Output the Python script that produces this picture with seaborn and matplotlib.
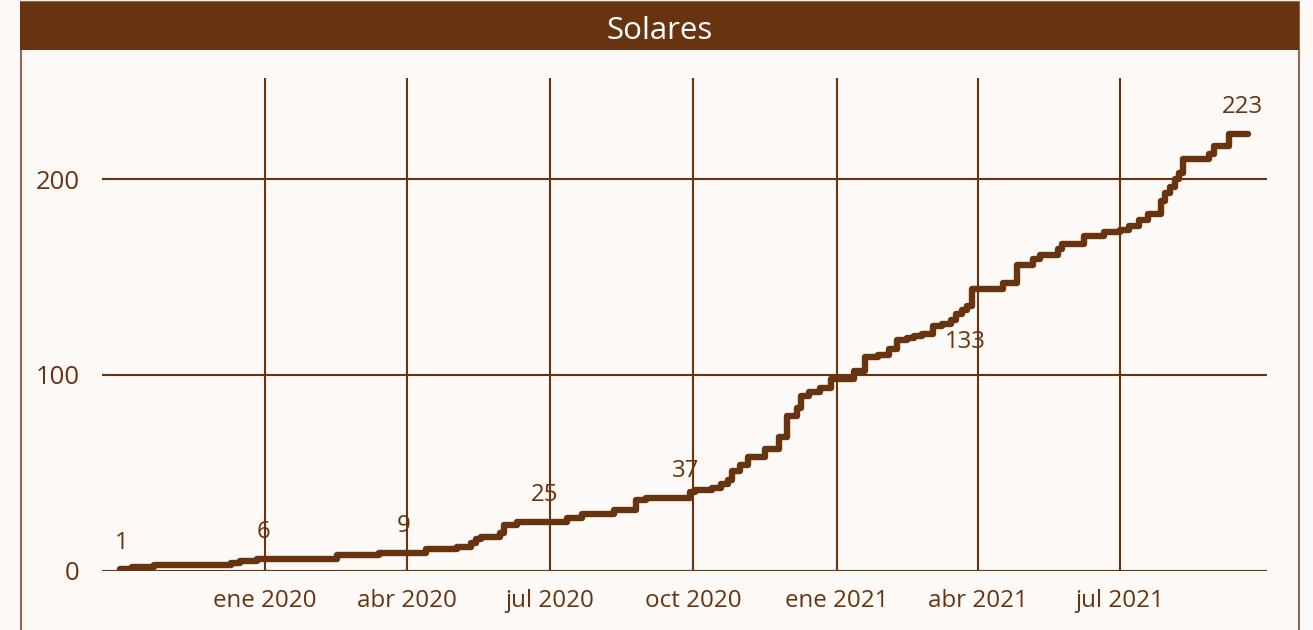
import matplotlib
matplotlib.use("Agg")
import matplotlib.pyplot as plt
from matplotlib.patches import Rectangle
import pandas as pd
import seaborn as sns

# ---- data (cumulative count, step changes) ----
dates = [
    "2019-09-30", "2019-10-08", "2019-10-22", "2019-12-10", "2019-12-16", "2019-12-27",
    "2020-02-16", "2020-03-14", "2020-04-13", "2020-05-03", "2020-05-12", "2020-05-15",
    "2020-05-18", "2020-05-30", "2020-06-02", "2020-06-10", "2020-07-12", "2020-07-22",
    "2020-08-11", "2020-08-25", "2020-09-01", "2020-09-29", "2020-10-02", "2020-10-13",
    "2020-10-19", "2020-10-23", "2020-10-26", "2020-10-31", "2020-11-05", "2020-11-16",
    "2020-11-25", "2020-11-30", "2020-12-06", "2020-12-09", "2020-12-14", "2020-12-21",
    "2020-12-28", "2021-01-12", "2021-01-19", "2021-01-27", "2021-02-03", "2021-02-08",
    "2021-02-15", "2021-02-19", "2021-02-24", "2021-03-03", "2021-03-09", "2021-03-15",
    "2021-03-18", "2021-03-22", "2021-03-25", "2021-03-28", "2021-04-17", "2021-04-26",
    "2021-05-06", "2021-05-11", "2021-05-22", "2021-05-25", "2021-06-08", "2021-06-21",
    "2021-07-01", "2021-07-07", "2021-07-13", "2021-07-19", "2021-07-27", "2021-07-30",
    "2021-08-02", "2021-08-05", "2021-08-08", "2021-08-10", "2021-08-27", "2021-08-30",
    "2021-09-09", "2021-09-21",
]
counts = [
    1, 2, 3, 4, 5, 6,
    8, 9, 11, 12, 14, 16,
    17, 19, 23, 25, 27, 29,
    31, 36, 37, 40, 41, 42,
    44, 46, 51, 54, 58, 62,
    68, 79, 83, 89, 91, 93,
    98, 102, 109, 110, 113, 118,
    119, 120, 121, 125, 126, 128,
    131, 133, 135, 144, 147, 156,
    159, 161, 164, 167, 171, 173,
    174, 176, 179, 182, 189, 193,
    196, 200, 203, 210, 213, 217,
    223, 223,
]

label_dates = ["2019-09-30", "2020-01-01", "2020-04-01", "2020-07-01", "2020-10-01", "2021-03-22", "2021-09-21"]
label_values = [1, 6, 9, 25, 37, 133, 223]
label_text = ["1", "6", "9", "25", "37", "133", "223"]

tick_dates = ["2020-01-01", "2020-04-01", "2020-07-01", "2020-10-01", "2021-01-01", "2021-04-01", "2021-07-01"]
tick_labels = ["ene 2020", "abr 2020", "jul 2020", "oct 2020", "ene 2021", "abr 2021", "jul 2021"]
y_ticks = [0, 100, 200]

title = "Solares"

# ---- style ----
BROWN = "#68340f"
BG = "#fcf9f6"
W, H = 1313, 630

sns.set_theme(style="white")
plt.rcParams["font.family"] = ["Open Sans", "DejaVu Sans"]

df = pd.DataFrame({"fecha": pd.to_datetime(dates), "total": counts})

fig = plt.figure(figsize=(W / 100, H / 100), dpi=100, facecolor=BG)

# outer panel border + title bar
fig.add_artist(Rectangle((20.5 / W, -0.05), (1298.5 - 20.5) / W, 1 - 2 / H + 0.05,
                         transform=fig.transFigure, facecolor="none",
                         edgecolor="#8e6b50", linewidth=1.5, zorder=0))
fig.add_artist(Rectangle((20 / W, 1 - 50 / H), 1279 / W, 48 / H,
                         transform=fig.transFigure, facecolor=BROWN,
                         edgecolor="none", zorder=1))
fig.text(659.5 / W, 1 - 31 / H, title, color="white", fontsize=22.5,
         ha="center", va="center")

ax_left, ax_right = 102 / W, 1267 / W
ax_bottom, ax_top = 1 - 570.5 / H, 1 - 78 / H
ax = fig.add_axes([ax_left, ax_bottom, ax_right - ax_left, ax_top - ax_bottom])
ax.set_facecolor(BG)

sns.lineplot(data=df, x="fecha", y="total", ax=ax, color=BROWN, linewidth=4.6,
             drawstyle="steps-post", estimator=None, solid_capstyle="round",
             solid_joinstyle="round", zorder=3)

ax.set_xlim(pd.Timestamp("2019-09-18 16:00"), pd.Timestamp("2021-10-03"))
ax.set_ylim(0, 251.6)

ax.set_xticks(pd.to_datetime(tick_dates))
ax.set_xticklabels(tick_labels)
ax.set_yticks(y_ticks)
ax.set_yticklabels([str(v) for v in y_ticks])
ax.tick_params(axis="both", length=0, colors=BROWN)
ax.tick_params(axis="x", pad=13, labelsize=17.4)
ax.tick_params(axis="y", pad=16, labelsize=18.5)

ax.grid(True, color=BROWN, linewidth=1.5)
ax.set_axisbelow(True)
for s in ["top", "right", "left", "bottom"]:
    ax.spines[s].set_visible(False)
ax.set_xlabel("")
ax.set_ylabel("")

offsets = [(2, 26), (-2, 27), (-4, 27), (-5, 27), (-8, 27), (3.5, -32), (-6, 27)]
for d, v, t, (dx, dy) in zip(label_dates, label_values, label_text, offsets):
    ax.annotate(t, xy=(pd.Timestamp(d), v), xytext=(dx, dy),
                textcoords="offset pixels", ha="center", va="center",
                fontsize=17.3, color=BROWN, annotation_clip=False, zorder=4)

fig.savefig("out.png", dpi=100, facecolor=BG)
=======
### To be done
For this exercise, gather every line of the data that contains the word "matplotlib".

### Final result
Output the Python script that produces this picture with seaborn and matplotlib.
import matplotlib
matplotlib.use("Agg")
import matplotlib.pyplot as plt
from matplotlib.patches import Rectangle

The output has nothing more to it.